3.3. Evolution of Femtosecond Laser Ablation at Different Pulse Durations

To investigate the effect of pulse durations on the femtosecond laser processing of metallic glass, Cu₅₀Zr₅₀ metallic glass with a thickness of approximately 645 nm was irradiated by single-pulse femtosecond lasers with an absorbed fluence of 160 mJ/cm² and pulse durations of 50 fs, 100 fs, 200 fs, and 500 fs. The snapshots of the target at different times are shown in Figure 8. The laser incidence direction is from left to right.

In Figure 8, when the absorbed fluence was 160 mJ/cm², the target material began to ablate at 20 ps, with the appearance of voids in the sub-surface of the target and the production of larger clusters of surface material dragged out by the expanding voids that led to target fracture. Between 40~60 ps, obvious laminations appeared in the target, with decreasing gaps between the layers; this was accompanied by more significant clusters of atoms being ablated from the target mother material. At 100 ps, ablation no longer occurred, and although the target material was partially removed, the subsurface region of the target material closer to the surface was occupied by thermal atoms that were emitted due to bottom-up thermal expansion.

Figure 9 shows the maximum electron temperature of the surface of the Cu₅₀Zr₅₀ metallic glass target, as well as the distribution of the electron–phonon coupling time with respect to space after irradiation with four pulse durations of 50 fs, 100 fs, 200 fs, and 500 fs, all with an absorbed fluence of 160 mJ/cm². From Figure 9a, it can be seen that increasing the pulse duration has no significant effect on the electron–lattice temperature coupling time of the target surface. From Figure 9b, it can be seen that the maximum electron temperature of the target surface decreases gradually with increasing depth. At the same position of the target, the maximum electron temperature decreases as the pulse duration increases. The maximum electron temperatures of the initial target surface (x = 0 nm) after irradiation by femtosecond lasers with pulse durations of 50 fs, 100 fs, 200 fs, and 500 fs were 12,116 K, 11,976 K, 11,893 K, and 11,758 K, respectively.

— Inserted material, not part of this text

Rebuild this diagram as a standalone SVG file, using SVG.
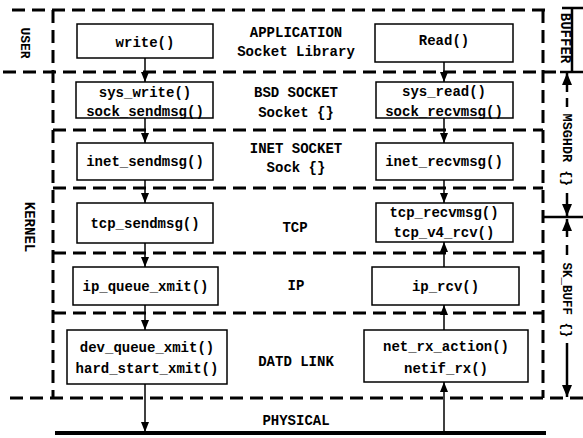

As the pulse duration increases, the duration of femtosecond laser loading on Cu₅₀Zr₅₀ metallic glass tends to lengthen; thus, the time it takes for the electrons and lattice temperature to reach an equilibrium state also increases. With the increase in pulse duration, the highest electron temperature has a gradual downward trend. This is mainly because under the condition of constant pulse energy, the widening of pulse duration represents the decrease in peak power; thus, the highest electron temperature decreases.

4. Conclusions

In this paper, a hybrid TTM-MD approach was used to simulate the process of single-pulse femtosecond laser ablation of Cu₅₀Zr₅₀ metallic glass target material with a thickness of 644.9 nm, and the mechanisms underlying different absorbed fluences $F_{\mathrm{a}\mathrm{b}\mathrm{s}}$ and pulse durations $\tau$ were analyzed.

1.

It was determined that the ablation threshold of a target under $\tau =100$ fs was 84 mJ/cm². Further, the tension near the surface decreased because it was “absorbed” by the cavities that finally caused ablation on the target material.

2.

The process of the single-pulse femtosecond laser machining of Cu₅₀Zr₅₀ metallic glass was studied with $F_{\mathrm{a}\mathrm{b}\mathrm{s}}=80,82,84,90,100,160$ mJ/cm². As $\tau$ increased, the maximum $T_e$ at the same position on the target surface decreased, while the $T_e-T_{ion}$ coupling time showed no significant difference. Further, it was found that the increase in $F_{\mathrm{a}\mathrm{b}\mathrm{s}}$ leads to various forms of surface ablation on the target material, including melting, cavitation, spallation, material ejection, and phase explosion.

3.

The mechanism between the femtosecond laser and metallic glass was researched by $\tau =50,100,200,500$ fs. It was found that the variation of $\tau$ had little effect on the electron–lattice temperature evolution, but it did have an impact on the structural changes during the ablation process. As the absorbed fluence increased, the maximum $T_e$ at the same position on the target surface increased, while the $T_e-T_{ion}$ coupling time became shorter.